- Also known as: Visions of Terror Visions of Murder II
- Genre: Thriller
- Written by: Duane Poole
- Directed by: Sam Pillsbury
- Starring: Barbara Eden Michael Nouri Ted Marcoux Missy Crider Joan Pringle Steve Anthony Jones David Marciano
- Music by: Michael Hoenig
- Country of origin: United States
- Original language: English

Production
- Executive producers: Freyda Rothstein Gene Schwam
- Producers: James R. McGee Angela Bromstad
- Production location: San Jose, California
- Cinematography: Daryn Okada
- Editor: Pam Malouf-Cundy
- Running time: 92 minutes
- Production companies: Bar-Gene Productions Freyda Rothstein Productions Hearst Entertainment

Original release
- Network: NBC
- Release: March 18, 1994

Related
- Visions of Murder;

= Eyes of Terror =

1994 American television film

Eyes of Terror (also known as Visions of Murder II and Visions of Terror) is a 1994 American thriller television film and a sequel to Visions of Murder (1993) starring Barbara Eden reprising her role as psychic psychologist Dr. Jesse Newman.

Directed by Sam Pillsbury and written by Duane Poole, Eyes of Terror was shot on location in San Jose, California and premiered on NBC as part of their Friday Night Mystery series, on March 18, 1994.

==Synopsis==
The story follows Dr.
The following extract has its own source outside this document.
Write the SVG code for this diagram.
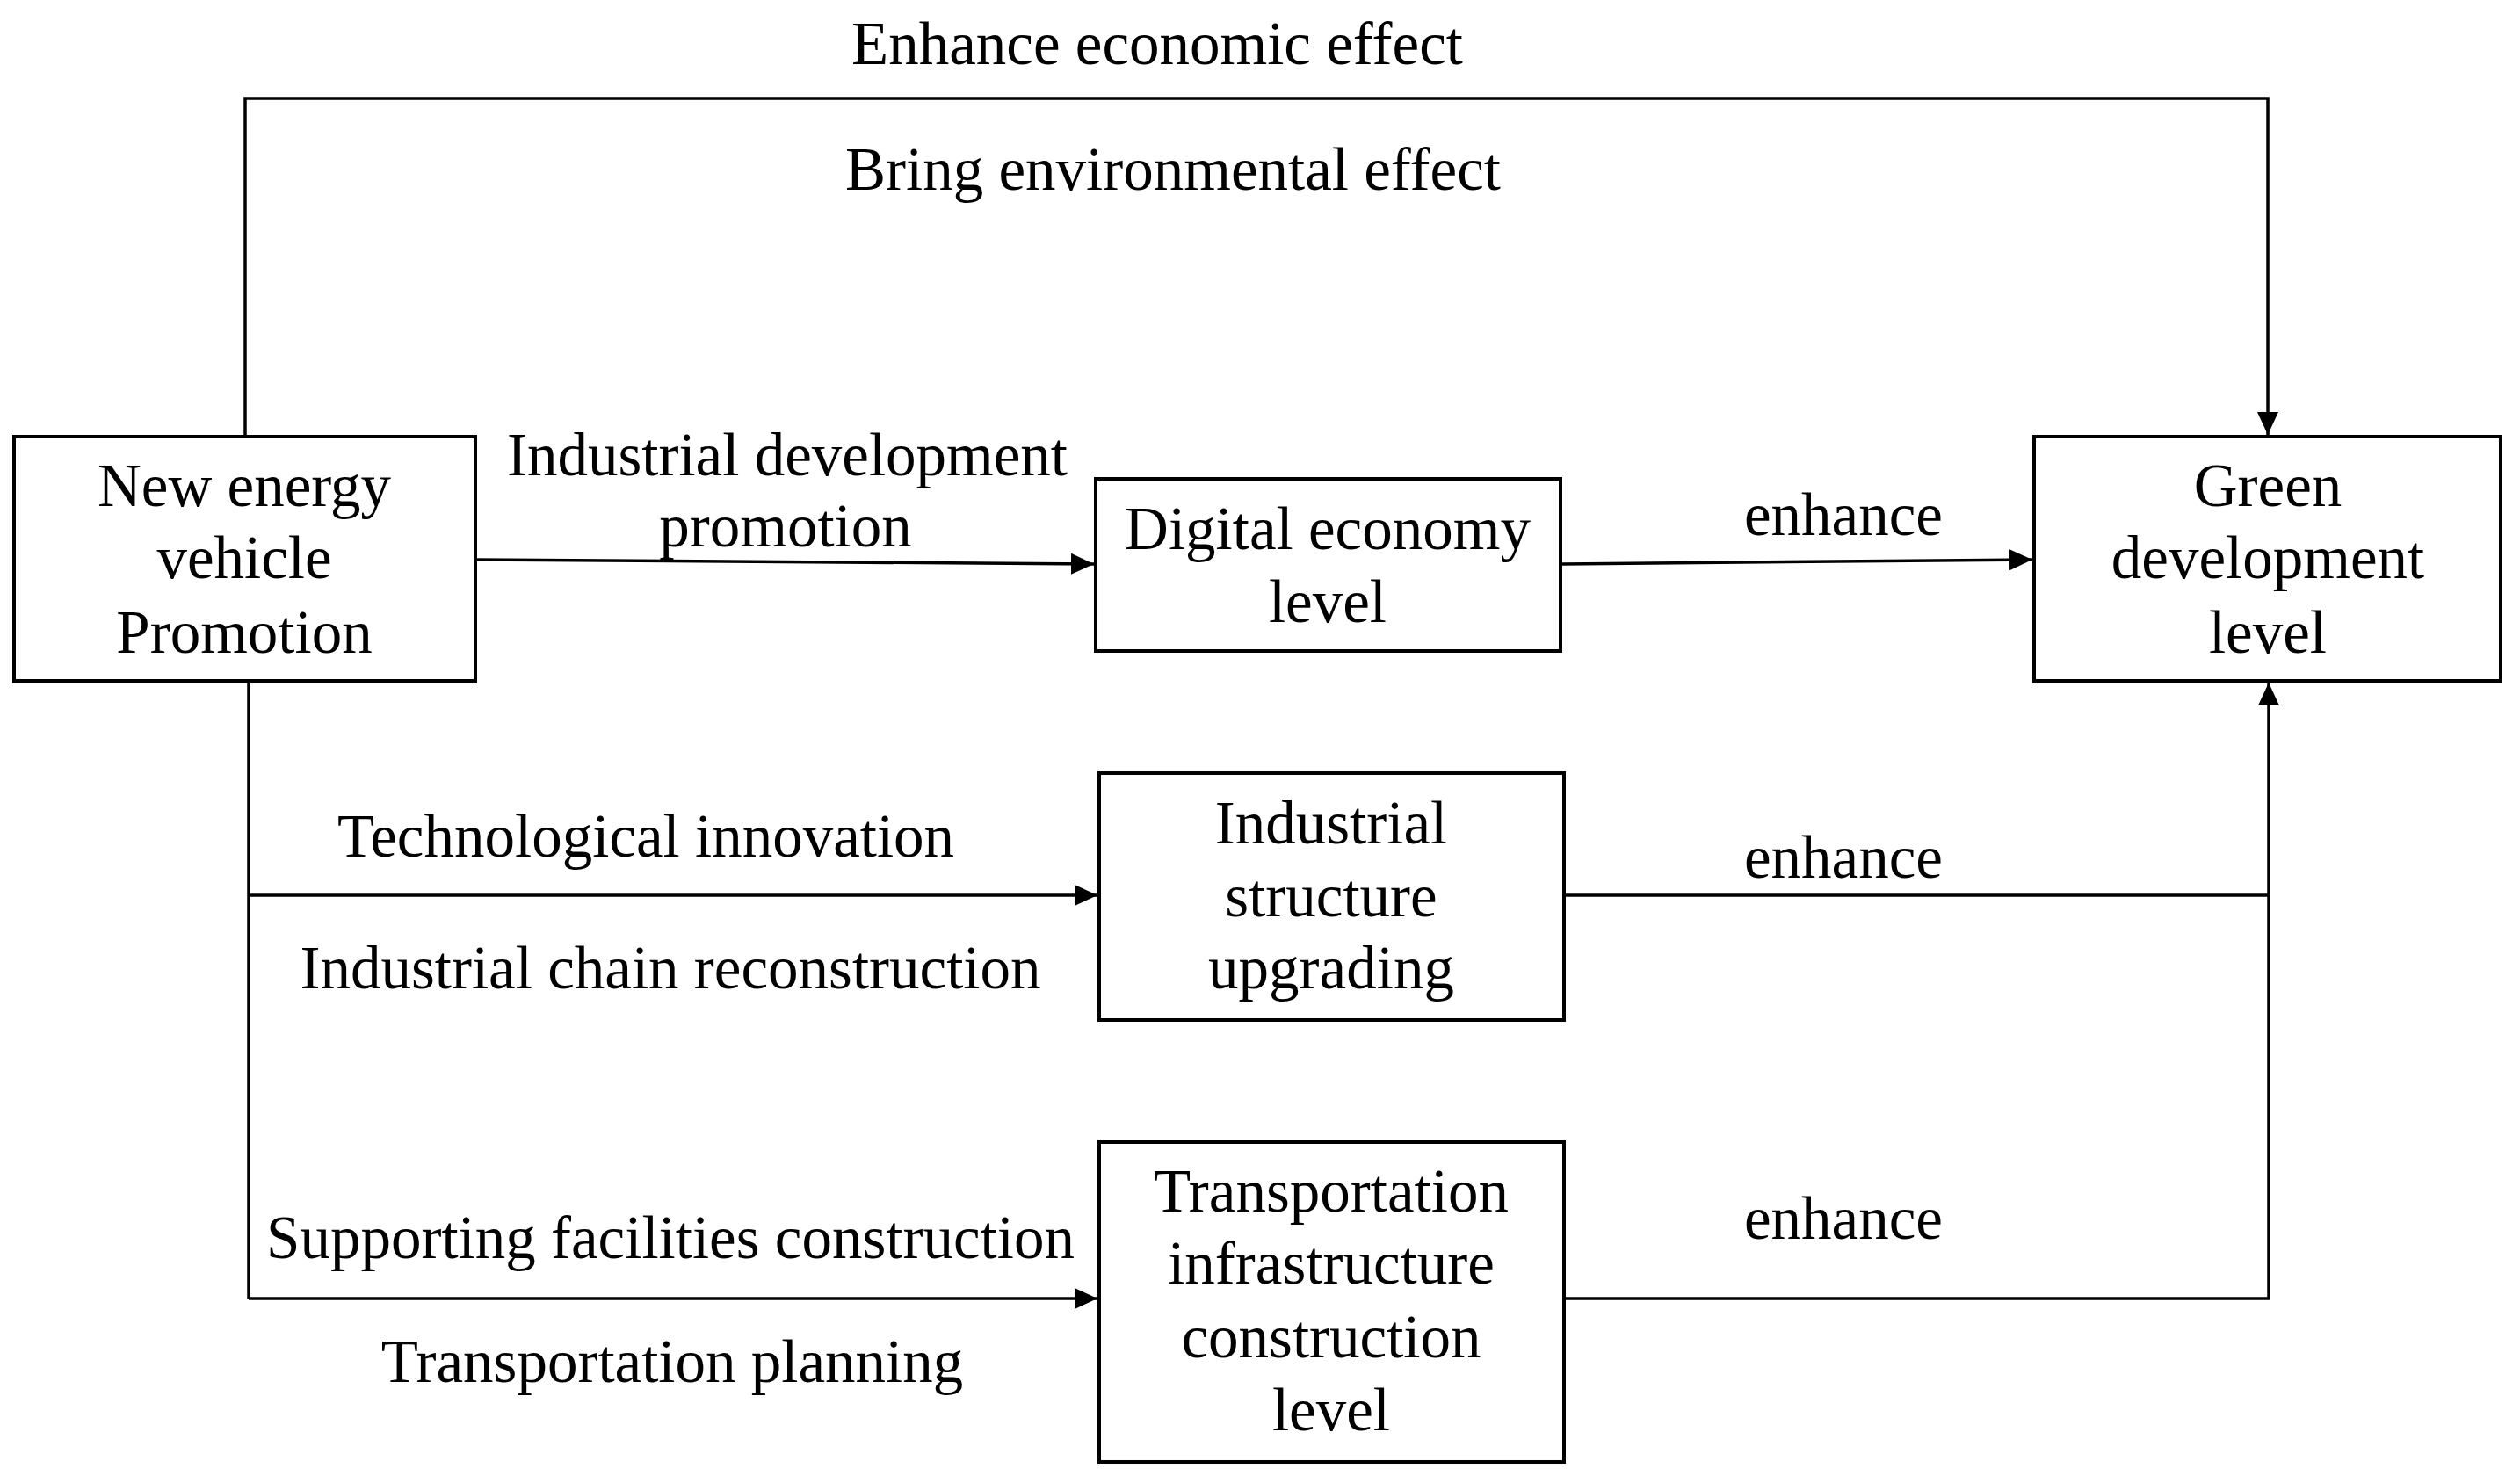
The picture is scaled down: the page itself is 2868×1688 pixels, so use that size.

Jesse Newman, a counsellor for members of the San Francisco Police Department. He is assigned to treating David Zaccariah, a grieving policeman who lost his partner of ten years in a shootout. Days later, it seems that the case is wrapped up when the perfect suspect is apprehended. But David has inadvertently given the most important clue of all to the person he should have most avoided: Jesse Newman. It's a lucky coin that belonged to his partner, and it triggers a revealing series of psychic visions for Jesse. The visions implicate much more than just the killer; they reveal the sordid habits of San Francisco's business and political elite.

==Cast==
- Barbara Eden as Dr. Jesse Newman
- Michael Nouri as Lt. David Zaccariah
- Ted Marcoux as Det. Tony Carpelli
- Missy Crider as Kimberly
- Joan Pringle as Gwen Singleton
- Steven Anthony Jones as Capt. Jim Armstrong
- David Marciano as Kenneth Burch
- Ed Trucco

==Home media==
The film was released twice on Region 1 DVD under the title Visions of Terror on November 16, 2006 by Sterling Home Entertainment and March 27, 2012 by Fisher Klingenstein Films.